I know these “imagine if” exercises are tedious but really, can you imagine accepting a job based on a certain salary, only to start work and be told that 60% of your salary will be held back each year until after you pass a satisfactory performance review? Those plans to save for a vacation, put a new roof on your house, or even handle an emergency that arises would have to be put on hold. But if you were only making 40% of your regular salary throughout the year, could you pay for health insurance?
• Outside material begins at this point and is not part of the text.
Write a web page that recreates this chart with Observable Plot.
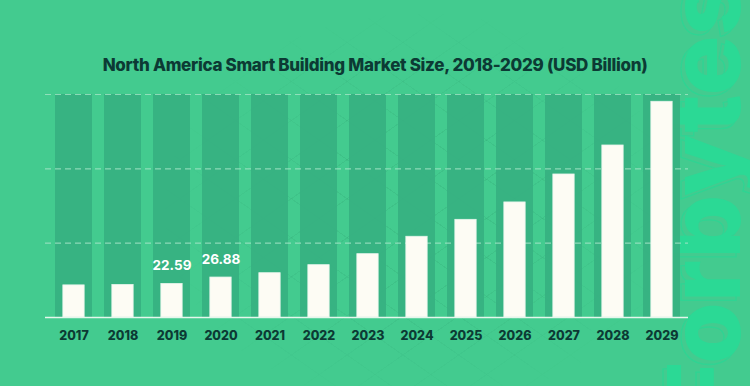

Childcare?

This is what San Francisco and Santa Clara counties are proposing in addition to new conditions requiring a supermajority vote to access the full funding provided through the measure and a path to governance changes that include appointing a separate CEO, independent counsel and auditor to oversee Caltrain.

On their face these may seem like reasonable requests but they have downstream impacts that need to be examined in the light of day before they can be adopted.

The San Mateo County members of the Joint Powers Board seem inclined to agree but only because they understand that without an infusion of new funding Caltrain will shutdown.

“We lost a month to these discussions,” said Joint Powers Board Director and Belmont City Council Vice Mayor Charles Stone told me. “That was a month we could have spent talking to voters about how the money would be used and why we need it. Instead, we’ve spent a month confusing voters.”

Caltrain has been nothing but disciplined about its message over the years. It needs a source of dedicated funding to allow it to grow to meet the needs of electrification, the only way to increase the number of trains on the rail. Now that crisis has been accelerated thanks to the pandemic.

Under the very best-case scenario, if the measure passes by a two-thirds majority, Caltrain would still need to seek a loan using the future revenue as collateral to continue to operate.

That loan would be predicated on the bank’s confidence the funding will be available to access — funding that could be tied up in litigation even under the most recent “clean” proposal making its way through the process.

Caltrain must be saved and San Mateo County, recognizing its intrinsic value, has always been willing to blink in these standoffs to keep it running.

Its riders, its employees and voters of these three counties deserve better than this last-minute political brinksmanship. Voters aren’t stupid. This is a naked political grab because Santa Clara County thinks power should be allocated based on the amount of money put into a system. But Santa Clara County isn’t being asked to give Caltrain this money, its voters are.

If the measure passes, it won’t be because the voters wanted to give Santa Clara County more power over Caltrain governance but because they want Caltrain to survive and thrive. Sure, Santa Clara County is huge and because there are more people, it will generate more of the sales tax revenue.

But regional systems are not meant to be governed on a county-by-county basis. The train could stop at Santa Clara County’s border, but it wouldn’t be very useful, would it? In Santa Clara County this is basically called “light rail,” and it hasn’t been a model of success. There’s a reason the state manages highways and freeways and not each of the local jurisdictions through which they operate.

I’m glad Caltrain’s board continues to look for solutions. I expect they will go forward in a more thoughtful and transparent way. Maybe they weren’t prepared for the scrutiny their moves last month would bring. After all, every agency is desperate in the throes of a pandemic. Maybe they thought this would slide under the radar.

But thanks to doomscrolling, we’re all paying a little more attention than we were pre-pandemic. Let’s be sure we aren’t placing conditions on the measure at the ballot box or on the board’s ultimate budget approval process such that we are pushing Caltrain further into that doom loop.

Let’s not “Save Caltrain” by keeping it on life support.

Jayme Ackemann is the former director of marketing and communications for Caltrain, SamTrans and the San Mateo County Transportation Authority. She spent most of her 20-year career working on the Bay Area’s transportation challenges. including roles at the San Mateo County Transit District, VTA, Santa Cruz Metropolitan Transit District and San Jose Water.